The ending of Part 2 is brutal. There’s no other word for it. Watching Atlas (Frank Fontaine) beat Elizabeth with a wrench is one of the most difficult scenes in the franchise. It’s a direct mirror to how Jack kills Andrew Ryan, but it feels so much more personal here.
Elizabeth gives up the secret to the "Ace in the Hole"—the "Would You Kindly" trigger—knowing exactly what it will lead to. She sees the end. She sees Jack saving the girls. She sees the light at the end of the tunnel, even as her own world goes dark.
It’s a masterclass in tragic storytelling. She isn't just a "companion" anymore. She is the protagonist of the entire BioShock saga. Without BioShock Infinite Burial at Sea Elizabeth, the events of the first game are just a series of random tragedies. She gives them purpose. She turns a cycle of "constants and variables" into a singular, meaningful choice.
Actionable Takeaways for Your Next Playthrough
If you’re heading back into the murky depths of Rapture, keep these things in mind to get the most out of the experience:
- Look for the Audio Diaries: In Part 2, the diaries from Suchong and Daisy Fitzroy add massive layers to the "retcon." They explain why Daisy acted the way she did in Columbia, suggesting Elizabeth’s journey was planned by the Luteces from the start.

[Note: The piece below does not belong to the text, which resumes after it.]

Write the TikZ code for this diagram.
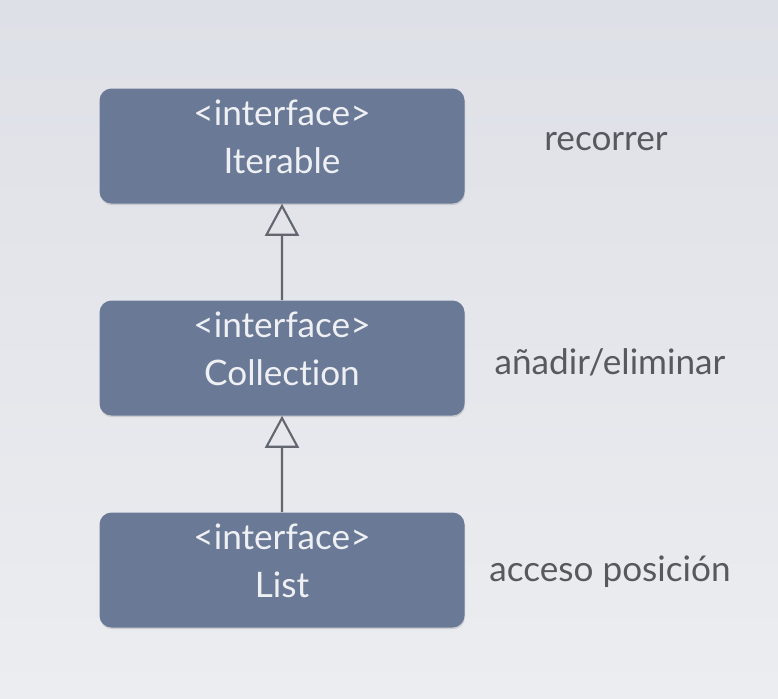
\documentclass[tikz,border=0pt]{standalone}
\usepackage{fontspec}
\setmainfont{Lato}[Ligatures=CommonOff]
\usetikzlibrary{arrows.meta,shadows,positioning}

\definecolor{boxblue}{HTML}{6A7996}
\definecolor{boxtext}{HTML}{EEF0F4}
\definecolor{notegray}{HTML}{58595E}
\definecolor{linegray}{HTML}{62666F}
\definecolor{bgtop}{HTML}{DEE0E7}
\definecolor{bgbottom}{HTML}{ECEDF0}

\begin{document}
\begin{tikzpicture}[level distance=5.3cm,
  iface/.style={rectangle, rounded corners=0.3cm, fill=boxblue, text=boxtext,
    minimum width=9.125cm, minimum height=2.875cm, align=center,
    text depth=0.45cm, font=\fontsize{25}{34}\selectfont,
    drop shadow={shadow xshift=0.4pt, shadow yshift=-1.2pt, opacity=0.25}},
  note/.style={text=notegray, font=\fontsize{25}{30}\selectfont},
  edge from parent/.style={draw=linegray, line width=1.5pt,
    {Triangle[open,width=0.85cm,length=0.8cm]}-}]
  \shade[top color=bgtop, bottom color=bgbottom] (0,0) rectangle (19.45,-17.45);
  \useasboundingbox (0,0) rectangle (19.45,-17.45);
  \node[iface] (iterable) at (7.05,-3.65) {\textless interface\textgreater\\Iterable}
    child {node[iface] (collection) {\textless interface\textgreater\\Collection}
      child {node[iface] (list) {\textless interface\textgreater\\List}}
    };
  \node[note] (recorrer) at (15.15,-3.55) {recorrer};
  \node[note] (anadir) at (15.25,-9.05) {añadir/eliminar};
  \node[note] (acceso) at (15.25,-14.3) {acceso posición};
\end{tikzpicture}
\end{document}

- Don't ignore the Peeping Tom upgrades: If you're playing on a harder difficulty, the upgrade that removes the EVE cost for standing still while invisible is a literal lifesaver.
- Watch the background details: Rapture in its prime is full of foreshadowing. You can see posters for events that haven't happened yet and NPCs talking about the growing tension between Ryan and Fontaine.
- Pay attention to the "Phantom Booker": His dialogue isn't just flavor text. He represents Elizabeth’s subconscious trying to process her guilt and her remaining humanity.
The legacy of Elizabeth in Burial at Sea isn't just about the lore or the "multiverse" stuff. It’s about a girl who had the power of a god and realized that the only thing that actually mattered was saving one child. It’s a small, quiet ending for a game that started with a city in the clouds. And honestly? It’s perfect.
To fully grasp the weight of her sacrifice, re-watch the final cinematic of the original BioShock immediately after finishing Burial at Sea. Seeing the elderly Little Sisters holding Jack’s hand takes on an entirely different meaning when you realize what Elizabeth went through to make that moment possible. It turns a happy ending into a hard-won victory.